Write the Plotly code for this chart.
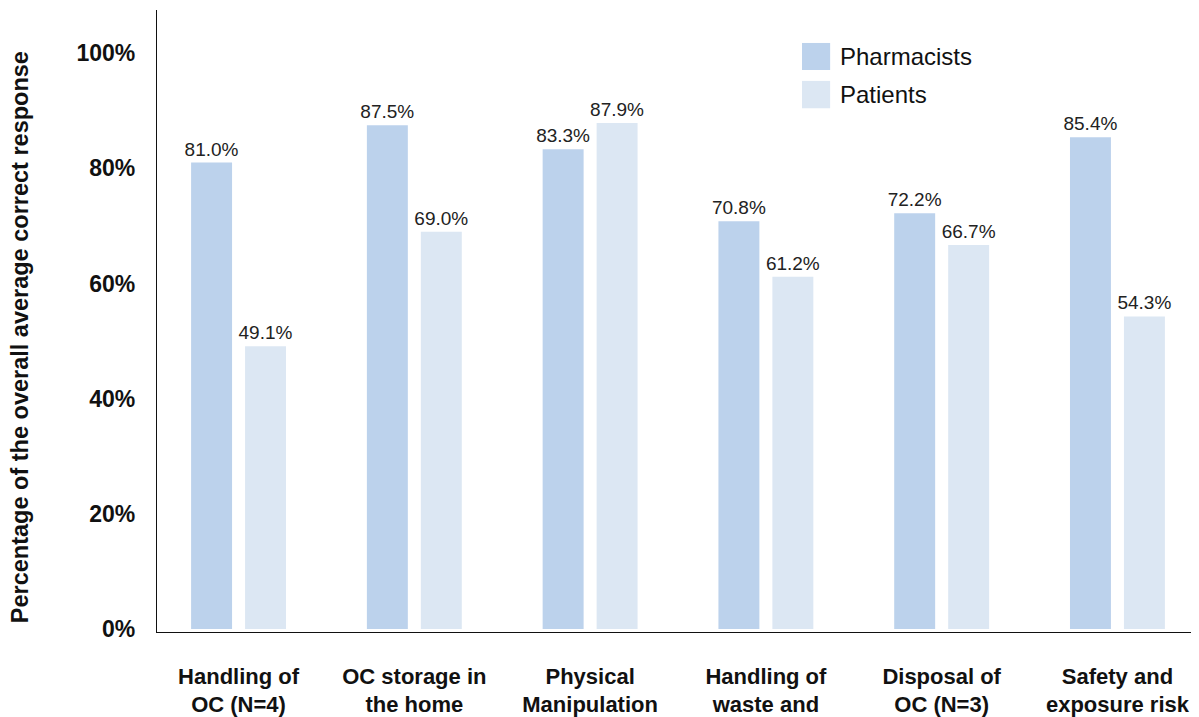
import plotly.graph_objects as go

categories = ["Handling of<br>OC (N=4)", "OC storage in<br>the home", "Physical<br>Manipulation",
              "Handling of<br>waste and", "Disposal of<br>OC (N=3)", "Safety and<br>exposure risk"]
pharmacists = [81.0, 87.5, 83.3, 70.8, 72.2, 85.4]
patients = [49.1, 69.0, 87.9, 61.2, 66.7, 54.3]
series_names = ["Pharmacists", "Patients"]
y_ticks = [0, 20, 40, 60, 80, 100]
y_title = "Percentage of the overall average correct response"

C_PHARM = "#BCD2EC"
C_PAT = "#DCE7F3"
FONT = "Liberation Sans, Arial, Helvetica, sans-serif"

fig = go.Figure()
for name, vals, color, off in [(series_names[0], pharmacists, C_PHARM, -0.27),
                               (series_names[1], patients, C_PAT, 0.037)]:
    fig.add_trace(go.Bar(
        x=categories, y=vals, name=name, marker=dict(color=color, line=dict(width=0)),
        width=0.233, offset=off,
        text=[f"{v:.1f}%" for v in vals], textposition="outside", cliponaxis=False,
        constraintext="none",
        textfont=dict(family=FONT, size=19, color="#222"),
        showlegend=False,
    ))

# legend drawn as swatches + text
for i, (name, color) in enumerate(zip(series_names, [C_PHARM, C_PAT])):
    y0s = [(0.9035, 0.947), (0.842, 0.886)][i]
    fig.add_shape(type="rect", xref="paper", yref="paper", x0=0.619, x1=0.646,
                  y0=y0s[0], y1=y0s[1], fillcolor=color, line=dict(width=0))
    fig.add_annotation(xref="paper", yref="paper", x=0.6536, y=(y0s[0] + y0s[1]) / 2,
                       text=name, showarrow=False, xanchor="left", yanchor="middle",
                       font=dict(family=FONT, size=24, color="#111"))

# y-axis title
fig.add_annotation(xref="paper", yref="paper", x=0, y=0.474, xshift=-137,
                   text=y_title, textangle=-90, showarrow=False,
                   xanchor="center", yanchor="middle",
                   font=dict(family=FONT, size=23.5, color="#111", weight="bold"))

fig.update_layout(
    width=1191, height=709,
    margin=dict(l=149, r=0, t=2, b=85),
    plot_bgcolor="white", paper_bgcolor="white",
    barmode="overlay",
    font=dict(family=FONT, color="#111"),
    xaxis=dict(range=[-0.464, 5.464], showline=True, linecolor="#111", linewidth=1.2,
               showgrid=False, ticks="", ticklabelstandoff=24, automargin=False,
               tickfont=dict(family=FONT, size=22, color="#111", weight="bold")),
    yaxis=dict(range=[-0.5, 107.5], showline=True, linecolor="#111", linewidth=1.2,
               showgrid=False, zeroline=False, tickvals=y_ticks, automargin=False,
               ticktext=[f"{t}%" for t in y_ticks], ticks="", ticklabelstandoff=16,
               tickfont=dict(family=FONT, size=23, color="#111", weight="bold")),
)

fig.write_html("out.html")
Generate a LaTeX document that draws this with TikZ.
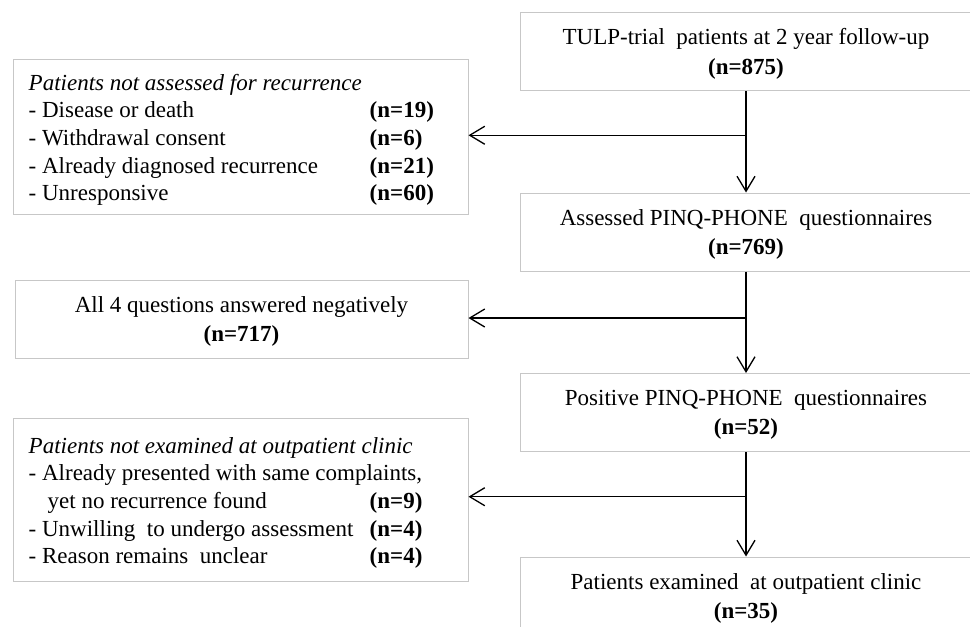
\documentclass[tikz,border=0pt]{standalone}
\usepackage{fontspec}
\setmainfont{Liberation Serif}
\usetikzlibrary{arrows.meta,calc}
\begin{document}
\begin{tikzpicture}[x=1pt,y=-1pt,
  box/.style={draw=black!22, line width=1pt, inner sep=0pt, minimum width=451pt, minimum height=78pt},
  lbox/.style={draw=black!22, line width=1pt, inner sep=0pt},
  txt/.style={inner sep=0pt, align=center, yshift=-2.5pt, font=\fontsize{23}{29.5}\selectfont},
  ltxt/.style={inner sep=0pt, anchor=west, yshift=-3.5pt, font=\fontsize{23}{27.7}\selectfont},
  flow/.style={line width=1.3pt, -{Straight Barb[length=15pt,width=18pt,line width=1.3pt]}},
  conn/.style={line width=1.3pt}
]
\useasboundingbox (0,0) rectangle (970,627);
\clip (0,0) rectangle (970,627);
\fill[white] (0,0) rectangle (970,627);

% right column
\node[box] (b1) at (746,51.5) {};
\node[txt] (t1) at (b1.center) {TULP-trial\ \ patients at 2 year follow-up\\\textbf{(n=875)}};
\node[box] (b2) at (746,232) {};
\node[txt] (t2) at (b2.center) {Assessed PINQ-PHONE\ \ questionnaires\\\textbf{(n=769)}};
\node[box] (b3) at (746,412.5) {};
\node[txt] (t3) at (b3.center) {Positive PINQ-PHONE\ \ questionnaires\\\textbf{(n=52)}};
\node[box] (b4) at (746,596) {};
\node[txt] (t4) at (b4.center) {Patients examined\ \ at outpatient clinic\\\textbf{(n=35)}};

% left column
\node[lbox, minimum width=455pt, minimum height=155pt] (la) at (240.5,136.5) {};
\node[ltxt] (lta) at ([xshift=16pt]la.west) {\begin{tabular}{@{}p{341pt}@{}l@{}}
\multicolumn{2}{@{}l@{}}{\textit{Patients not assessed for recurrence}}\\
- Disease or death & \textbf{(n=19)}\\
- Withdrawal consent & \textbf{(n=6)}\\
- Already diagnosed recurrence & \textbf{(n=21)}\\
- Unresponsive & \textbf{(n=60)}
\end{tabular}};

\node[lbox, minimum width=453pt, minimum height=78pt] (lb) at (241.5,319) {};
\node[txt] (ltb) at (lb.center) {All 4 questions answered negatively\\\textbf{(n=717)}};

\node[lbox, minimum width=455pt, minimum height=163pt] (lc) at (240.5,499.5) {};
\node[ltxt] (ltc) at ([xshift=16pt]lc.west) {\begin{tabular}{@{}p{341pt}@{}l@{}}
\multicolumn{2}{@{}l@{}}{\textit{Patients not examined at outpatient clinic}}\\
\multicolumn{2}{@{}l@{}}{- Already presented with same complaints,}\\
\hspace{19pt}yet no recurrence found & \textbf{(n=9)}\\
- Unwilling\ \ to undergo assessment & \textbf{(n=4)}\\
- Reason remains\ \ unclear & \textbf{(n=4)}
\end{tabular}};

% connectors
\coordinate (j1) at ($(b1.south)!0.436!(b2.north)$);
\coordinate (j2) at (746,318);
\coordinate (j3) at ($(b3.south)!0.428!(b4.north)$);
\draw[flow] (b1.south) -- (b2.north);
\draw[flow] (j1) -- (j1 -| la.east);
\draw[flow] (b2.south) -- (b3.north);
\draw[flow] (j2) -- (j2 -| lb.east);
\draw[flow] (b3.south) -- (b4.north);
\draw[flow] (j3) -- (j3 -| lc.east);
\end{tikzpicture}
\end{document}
#####
Aim of the exercise = Nothing in the entries above should change when they are printed again, except that the pictures are dropped.

Complete answer =
Write the Plotly code for this chart.
import plotly.graph_objects as go

categories = ["Handling of<br>OC (N=4)", "OC storage in<br>the home", "Physical<br>Manipulation",
              "Handling of<br>waste and", "Disposal of<br>OC (N=3)", "Safety and<br>exposure risk"]
pharmacists = [81.0, 87.5, 83.3, 70.8, 72.2, 85.4]
patients = [49.1, 69.0, 87.9, 61.2, 66.7, 54.3]
series_names = ["Pharmacists", "Patients"]
y_ticks = [0, 20, 40, 60, 80, 100]
y_title = "Percentage of the overall average correct response"

C_PHARM = "#BCD2EC"
C_PAT = "#DCE7F3"
FONT = "Liberation Sans, Arial, Helvetica, sans-serif"

fig = go.Figure()
for name, vals, color, off in [(series_names[0], pharmacists, C_PHARM, -0.27),
                               (series_names[1], patients, C_PAT, 0.037)]:
    fig.add_trace(go.Bar(
        x=categories, y=vals, name=name, marker=dict(color=color, line=dict(width=0)),
        width=0.233, offset=off,
        text=[f"{v:.1f}%" for v in vals], textposition="outside", cliponaxis=False,
        constraintext="none",
        textfont=dict(family=FONT, size=19, color="#222"),
        showlegend=False,
    ))

# legend drawn as swatches + text
for i, (name, color) in enumerate(zip(series_names, [C_PHARM, C_PAT])):
    y0s = [(0.9035, 0.947), (0.842, 0.886)][i]
    fig.add_shape(type="rect", xref="paper", yref="paper", x0=0.619, x1=0.646,
                  y0=y0s[0], y1=y0s[1], fillcolor=color, line=dict(width=0))
    fig.add_annotation(xref="paper", yref="paper", x=0.6536, y=(y0s[0] + y0s[1]) / 2,
                       text=name, showarrow=False, xanchor="left", yanchor="middle",
                       font=dict(family=FONT, size=24, color="#111"))

# y-axis title
fig.add_annotation(xref="paper", yref="paper", x=0, y=0.474, xshift=-137,
                   text=y_title, textangle=-90, showarrow=False,
                   xanchor="center", yanchor="middle",
                   font=dict(family=FONT, size=23.5, color="#111", weight="bold"))

fig.update_layout(
    width=1191, height=709,
    margin=dict(l=149, r=0, t=2, b=85),
    plot_bgcolor="white", paper_bgcolor="white",
    barmode="overlay",
    font=dict(family=FONT, color="#111"),
    xaxis=dict(range=[-0.464, 5.464], showline=True, linecolor="#111", linewidth=1.2,
               showgrid=False, ticks="", ticklabelstandoff=24, automargin=False,
               tickfont=dict(family=FONT, size=22, color="#111", weight="bold")),
    yaxis=dict(range=[-0.5, 107.5], showline=True, linecolor="#111", linewidth=1.2,
               showgrid=False, zeroline=False, tickvals=y_ticks, automargin=False,
               ticktext=[f"{t}%" for t in y_ticks], ticks="", ticklabelstandoff=16,
               tickfont=dict(family=FONT, size=23, color="#111", weight="bold")),
)

fig.write_html("out.html")
Generate a LaTeX document that draws this with TikZ.
\documentclass[tikz,border=0pt]{standalone}
\usepackage{fontspec}
\setmainfont{Liberation Serif}
\usetikzlibrary{arrows.meta,calc}
\begin{document}
\begin{tikzpicture}[x=1pt,y=-1pt,
  box/.style={draw=black!22, line width=1pt, inner sep=0pt, minimum width=451pt, minimum height=78pt},
  lbox/.style={draw=black!22, line width=1pt, inner sep=0pt},
  txt/.style={inner sep=0pt, align=center, yshift=-2.5pt, font=\fontsize{23}{29.5}\selectfont},
  ltxt/.style={inner sep=0pt, anchor=west, yshift=-3.5pt, font=\fontsize{23}{27.7}\selectfont},
  flow/.style={line width=1.3pt, -{Straight Barb[length=15pt,width=18pt,line width=1.3pt]}},
  conn/.style={line width=1.3pt}
]
\useasboundingbox (0,0) rectangle (970,627);
\clip (0,0) rectangle (970,627);
\fill[white] (0,0) rectangle (970,627);

% right column
\node[box] (b1) at (746,51.5) {};
\node[txt] (t1) at (b1.center) {TULP-trial\ \ patients at 2 year follow-up\\\textbf{(n=875)}};
\node[box] (b2) at (746,232) {};
\node[txt] (t2) at (b2.center) {Assessed PINQ-PHONE\ \ questionnaires\\\textbf{(n=769)}};
\node[box] (b3) at (746,412.5) {};
\node[txt] (t3) at (b3.center) {Positive PINQ-PHONE\ \ questionnaires\\\textbf{(n=52)}};
\node[box] (b4) at (746,596) {};
\node[txt] (t4) at (b4.center) {Patients examined\ \ at outpatient clinic\\\textbf{(n=35)}};

% left column
\node[lbox, minimum width=455pt, minimum height=155pt] (la) at (240.5,136.5) {};
\node[ltxt] (lta) at ([xshift=16pt]la.west) {\begin{tabular}{@{}p{341pt}@{}l@{}}
\multicolumn{2}{@{}l@{}}{\textit{Patients not assessed for recurrence}}\\
- Disease or death & \textbf{(n=19)}\\
- Withdrawal consent & \textbf{(n=6)}\\
- Already diagnosed recurrence & \textbf{(n=21)}\\
- Unresponsive & \textbf{(n=60)}
\end{tabular}};

\node[lbox, minimum width=453pt, minimum height=78pt] (lb) at (241.5,319) {};
\node[txt] (ltb) at (lb.center) {All 4 questions answered negatively\\\textbf{(n=717)}};

\node[lbox, minimum width=455pt, minimum height=163pt] (lc) at (240.5,499.5) {};
\node[ltxt] (ltc) at ([xshift=16pt]lc.west) {\begin{tabular}{@{}p{341pt}@{}l@{}}
\multicolumn{2}{@{}l@{}}{\textit{Patients not examined at outpatient clinic}}\\
\multicolumn{2}{@{}l@{}}{- Already presented with same complaints,}\\
\hspace{19pt}yet no recurrence found & \textbf{(n=9)}\\
- Unwilling\ \ to undergo assessment & \textbf{(n=4)}\\
- Reason remains\ \ unclear & \textbf{(n=4)}
\end{tabular}};

% connectors
\coordinate (j1) at ($(b1.south)!0.436!(b2.north)$);
\coordinate (j2) at (746,318);
\coordinate (j3) at ($(b3.south)!0.428!(b4.north)$);
\draw[flow] (b1.south) -- (b2.north);
\draw[flow] (j1) -- (j1 -| la.east);
\draw[flow] (b2.south) -- (b3.north);
\draw[flow] (j2) -- (j2 -| lb.east);
\draw[flow] (b3.south) -- (b4.north);
\draw[flow] (j3) -- (j3 -| lc.east);
\end{tikzpicture}
\end{document}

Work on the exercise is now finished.